>> BEGIN
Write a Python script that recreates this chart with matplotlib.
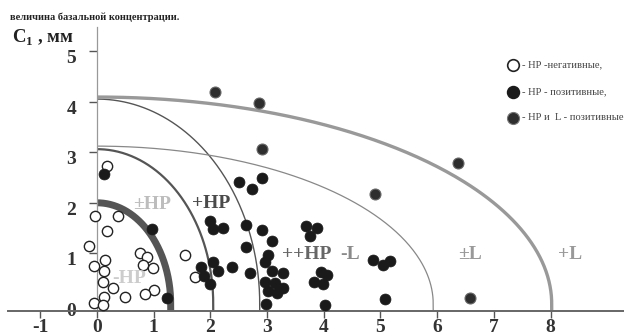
import numpy as np
import matplotlib
matplotlib.use('Agg')
import matplotlib.pyplot as plt
import matplotlib.transforms as mtransforms

plt.rcParams['font.family'] = ['Liberation Serif', 'DejaVu Serif']
plt.rcParams['font.weight'] = 'bold'
plt.rcParams['axes.unicode_minus'] = False
plt.rcParams['mathtext.fontset'] = 'custom'
plt.rcParams['mathtext.bf'] = 'Liberation Serif:bold'
plt.rcParams['mathtext.rm'] = 'Liberation Serif:bold'

# HP-negative (open circles)
neg_x = [0.18, -0.04, 0.37, 0.18, -0.14, 0.14, -0.05, 0.12, 0.11, 0.28, 0.49,
         0.12, -0.05, 0.10, 0.76, 0.88, 0.81, 0.99, 1.00, 0.85, 1.55, 1.73]
neg_y = [2.73, 1.74, 1.74, 1.44, 1.15, 0.87, 0.75, 0.65, 0.43, 0.32, 0.14,
         0.14, 0.02, -0.02, 1.00, 0.93, 0.77, 0.71, 0.28, 0.20, 0.97, 0.53]

# HP-positive (black dots)
pos_x = [0.12, 0.97, 1.23, 2.50, 2.73, 2.91, 1.99, 2.05, 2.22, 2.63, 2.91, 3.09,
         2.63, 3.02, 2.96, 1.83, 2.05, 2.13, 2.38, 1.89, 1.99, 2.70, 3.09, 3.28,
         2.96, 3.14, 3.02, 3.17, 3.28, 2.98, 3.69, 3.88, 3.76, 3.95, 4.06, 3.83,
         3.99, 4.02, 4.87, 5.04, 5.17, 5.08]
pos_y = [2.57, 1.48, 0.12, 2.41, 2.27, 2.49, 1.64, 1.48, 1.50, 1.56, 1.46, 1.25,
         1.13, 0.97, 0.83, 0.73, 0.83, 0.65, 0.73, 0.55, 0.40, 0.61, 0.65, 0.61,
         0.43, 0.41, 0.26, 0.22, 0.32, 0.00, 1.54, 1.50, 1.34, 0.63, 0.57, 0.43,
         0.40, -0.02, 0.87, 0.77, 0.85, 0.10]

# HP and L positive
lpos_x = [2.08, 2.86, 2.91, 4.90, 6.37, 6.58]
lpos_y = [4.19, 3.97, 3.06, 2.17, 2.79, 0.12]

# boundary quarter-ellipses: semi-axis along x and along y
arc_a = [1.30, 2.05, 2.87, 5.93, 8.02]
arc_b = [2.00, 3.06, 4.05, 3.12, 4.09]
arc_color = ['#555555', '#555555', '#555555', '#888888', '#999999']
arc_lw = [5.0, 1.6, 1.0, 0.9, 2.4]

x_ticks = [-1, 0, 1, 2, 3, 4, 5, 6, 7, 8]
y_ticks = [0, 1, 2, 3, 4, 5]
base_y = -0.13  # height of the drawn x axis line

fig = plt.figure(figsize=(6.24, 3.35), dpi=100)
ax = fig.add_axes([0, 0, 1, 1])
ax.set_xlim(-1.711, 9.295)
ax.set_ylim(-0.613, 6.008)

for sp in ['top', 'right']:
    ax.spines[sp].set_visible(False)
ax.spines['left'].set_position(('data', 0))
ax.spines['left'].set_bounds(base_y, 5.47)
ax.spines['left'].set_color('#999999')
ax.spines['left'].set_linewidth(0.9)
ax.spines['bottom'].set_position(('data', base_y))
ax.spines['bottom'].set_bounds(-1.57, 9.3)
ax.spines['bottom'].set_color('#666666')
ax.spines['bottom'].set_linewidth(1.4)

ax.set_xticks(x_ticks)
ax.set_xticklabels([str(t) for t in x_ticks])
ax.set_yticks(y_ticks)
ax.set_yticklabels([str(t) for t in y_ticks])
ax.tick_params(axis='x', direction='out', length=5, width=1, color='#555555',
               labelsize=14, labelcolor='#333333', pad=1)
ax.tick_params(axis='y', direction='out', length=6, width=1, color='#555555',
               labelsize=14, labelcolor='#333333', pad=9)
# y labels sit a little below their ticks in the original
shift = mtransforms.ScaledTranslation(0, -4 / 72, fig.dpi_scale_trans)
for lbl in ax.get_yticklabels():
    lbl.set_transform(lbl.get_transform() + shift)

t = np.linspace(0, np.pi / 2, 200)
for a, b, c, lw in zip(arc_a, arc_b, arc_color, arc_lw):
    xs = np.concatenate([[a], a * np.cos(t)])
    ys = np.concatenate([[base_y], b * np.sin(t)])
    ax.plot(xs, ys, color=c, lw=lw, solid_capstyle='butt', zorder=2)

ax.scatter(neg_x, neg_y, s=55, facecolor='white', edgecolor='#222222',
           linewidth=1.0, zorder=3)
ax.scatter(pos_x, pos_y, s=62, facecolor='#1a1a1a', edgecolor='#1a1a1a',
           linewidth=0.5, zorder=3)
ax.scatter(lpos_x, lpos_y, s=62, facecolor='#2e2e2e', edgecolor='#666666',
           linewidth=0.8, zorder=3)

# region labels
lab = dict(fontsize=14, fontweight='bold', ha='center', va='center', zorder=4)
ax.text(0.97, 1.96, '±HP', color='#bdbdbd', **lab)
ax.text(2.01, 1.98, '+HP', color='#4a4a4a', **lab)
ax.text(0.56, 0.51, '-HP', color='#cccccc', **lab)
ax.text(3.70, 0.97, '++HP', color='#666666', **lab)
ax.text(4.46, 0.97, '-L', color='#8a8a8a', **lab)
ax.text(6.58, 0.97, '±L', color='#999999', **lab)
ax.text(8.34, 0.97, '+L', color='#999999', **lab)

# headings
fig.text(0.016, 0.949, 'величина базальной концентрации.', fontsize=7.5,
         fontweight='bold', color='#222222', va='center', ha='left')
fig.text(0.019, 0.887, r'$\mathbf{C}_{\mathbf{1}}$ , мм', fontsize=13.5,
         fontweight='bold', color='#222222', va='center', ha='left')

# legend
leg_y = [0.806, 0.725, 0.648]
leg_txt = ['- НР -негативные,', '- НР - позитивные,', '- НР и  L - позитивные']
ax.scatter([0.822], [leg_y[0]], s=70, facecolor='white', edgecolor='#222222',
           linewidth=1.2, transform=ax.transAxes, clip_on=False)
ax.scatter([0.822], [leg_y[1]], s=75, facecolor='#1a1a1a', edgecolor='#1a1a1a',
           transform=ax.transAxes, clip_on=False)
ax.scatter([0.822], [leg_y[2]], s=75, facecolor='#2e2e2e', edgecolor='#777777',
           linewidth=0.8, transform=ax.transAxes, clip_on=False)
for yy, s in zip(leg_y, leg_txt):
    ax.text(0.836, yy, s, fontsize=7.6, fontweight='normal', color='#444444',
            va='center', ha='left', transform=ax.transAxes)

fig.savefig('out.png', dpi=100)
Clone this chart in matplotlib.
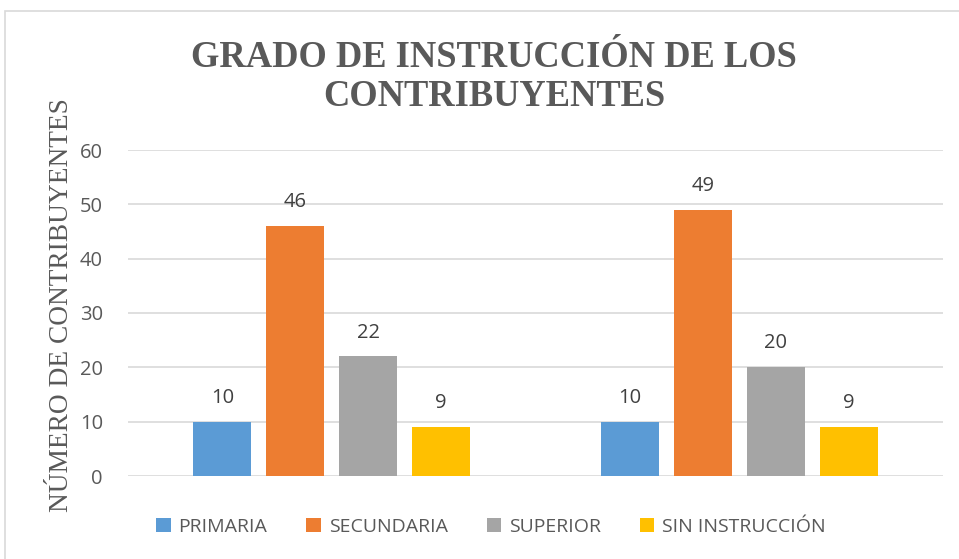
import matplotlib
matplotlib.use("Agg")
import matplotlib.pyplot as plt
import numpy as np
from matplotlib.patches import Rectangle

groups = ["", ""]
series = ["PRIMARIA", "SECUNDARIA", "SUPERIOR", "SIN INSTRUCCIÓN"]
values = {
    "PRIMARIA": [10, 10],
    "SECUNDARIA": [46, 49],
    "SUPERIOR": [22, 20],
    "SIN INSTRUCCIÓN": [9, 9],
}
colors = ["#5B9BD5", "#ED7D31", "#A5A5A5", "#FFC000"]
yticks = [0, 10, 20, 30, 40, 50, 60]
title = "GRADO DE INSTRUCCIÓN DE LOS\nCONTRIBUYENTES"
ylabel = "NÚMERO DE CONTRIBUYENTES"

W, H = 959, 559
fig = plt.figure(figsize=(W / 100, H / 100), dpi=100)
fig.patch.set_facecolor("white")
fig.patches.append(Rectangle((5 / W, -0.1), 1.2, 1 - 11 / H + 0.1, transform=fig.transFigure,
                             fill=False, edgecolor="#D9D9D9", linewidth=1.2))

ax = fig.add_axes([128 / W, 1 - 476 / H, (943 - 128) / W, (476 - 150) / H])
x = np.arange(len(groups))
bw = 58 / 407.5
step = 73 / 407.5
for i, (s, c) in enumerate(zip(series, colors)):
    xs = x + (i - 1.5) * step
    bars = ax.bar(xs, values[s], width=bw, color=c, label=s, zorder=3)
    for xi, v in zip(xs, values[s]):
        ax.annotate(str(v), (xi, v), xytext=(0, 10), textcoords="offset points",
                    ha="center", va="bottom", fontsize=14.5, color="#404040",
                    family="Open Sans")

ax.set_xlim(-0.5, 1.5)
ax.set_ylim(0, 60)
ax.set_yticks(yticks)
ax.set_yticklabels([str(t) for t in yticks], fontsize=14.5, color="#595959", family="Open Sans")
ax.set_xticks([])
ax.tick_params(axis="y", length=0, pad=18)
ax.grid(axis="y", color="#D9D9D9", linewidth=1.2, zorder=0)
for sp in ax.spines.values():
    sp.set_visible(False)

ax.set_ylabel(ylabel, family="Liberation Serif", fontsize=19.7, color="#595959")
ax.yaxis.set_label_coords(-0.066, 0.525)

fig.text(0.515, 1 - 77 / H, title, ha="center", va="center", family="Liberation Serif",
         fontweight="bold", fontsize=26.3, color="#595959", linespacing=1.12)

leg = fig.legend(loc="center", bbox_to_anchor=(0.512, 1 - 527 / H), ncol=4, frameon=False,
                 prop={"family": "Open Sans", "size": 14}, handlelength=0.75, handleheight=0.75,
                 columnspacing=2.0, handletextpad=0.4)
for t in leg.get_texts():
    t.set_color("#595959")

fig.savefig("out.png", dpi=100)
>> END
• Task details
Everything from the first line of the listing above through the line that contains "lpos_y = [4.19, 3.97, 3.06, 2.17, 2.79, 0.12]" is to be restated word for word, minus the pictures.

• Output
Write a Python script that recreates this chart with matplotlib.
import numpy as np
import matplotlib
matplotlib.use('Agg')
import matplotlib.pyplot as plt
import matplotlib.transforms as mtransforms

plt.rcParams['font.family'] = ['Liberation Serif', 'DejaVu Serif']
plt.rcParams['font.weight'] = 'bold'
plt.rcParams['axes.unicode_minus'] = False
plt.rcParams['mathtext.fontset'] = 'custom'
plt.rcParams['mathtext.bf'] = 'Liberation Serif:bold'
plt.rcParams['mathtext.rm'] = 'Liberation Serif:bold'

# HP-negative (open circles)
neg_x = [0.18, -0.04, 0.37, 0.18, -0.14, 0.14, -0.05, 0.12, 0.11, 0.28, 0.49,
         0.12, -0.05, 0.10, 0.76, 0.88, 0.81, 0.99, 1.00, 0.85, 1.55, 1.73]
neg_y = [2.73, 1.74, 1.74, 1.44, 1.15, 0.87, 0.75, 0.65, 0.43, 0.32, 0.14,
         0.14, 0.02, -0.02, 1.00, 0.93, 0.77, 0.71, 0.28, 0.20, 0.97, 0.53]

# HP-positive (black dots)
pos_x = [0.12, 0.97, 1.23, 2.50, 2.73, 2.91, 1.99, 2.05, 2.22, 2.63, 2.91, 3.09,
         2.63, 3.02, 2.96, 1.83, 2.05, 2.13, 2.38, 1.89, 1.99, 2.70, 3.09, 3.28,
         2.96, 3.14, 3.02, 3.17, 3.28, 2.98, 3.69, 3.88, 3.76, 3.95, 4.06, 3.83,
         3.99, 4.02, 4.87, 5.04, 5.17, 5.08]
pos_y = [2.57, 1.48, 0.12, 2.41, 2.27, 2.49, 1.64, 1.48, 1.50, 1.56, 1.46, 1.25,
         1.13, 0.97, 0.83, 0.73, 0.83, 0.65, 0.73, 0.55, 0.40, 0.61, 0.65, 0.61,
         0.43, 0.41, 0.26, 0.22, 0.32, 0.00, 1.54, 1.50, 1.34, 0.63, 0.57, 0.43,
         0.40, -0.02, 0.87, 0.77, 0.85, 0.10]

# HP and L positive
lpos_x = [2.08, 2.86, 2.91, 4.90, 6.37, 6.58]
lpos_y = [4.19, 3.97, 3.06, 2.17, 2.79, 0.12]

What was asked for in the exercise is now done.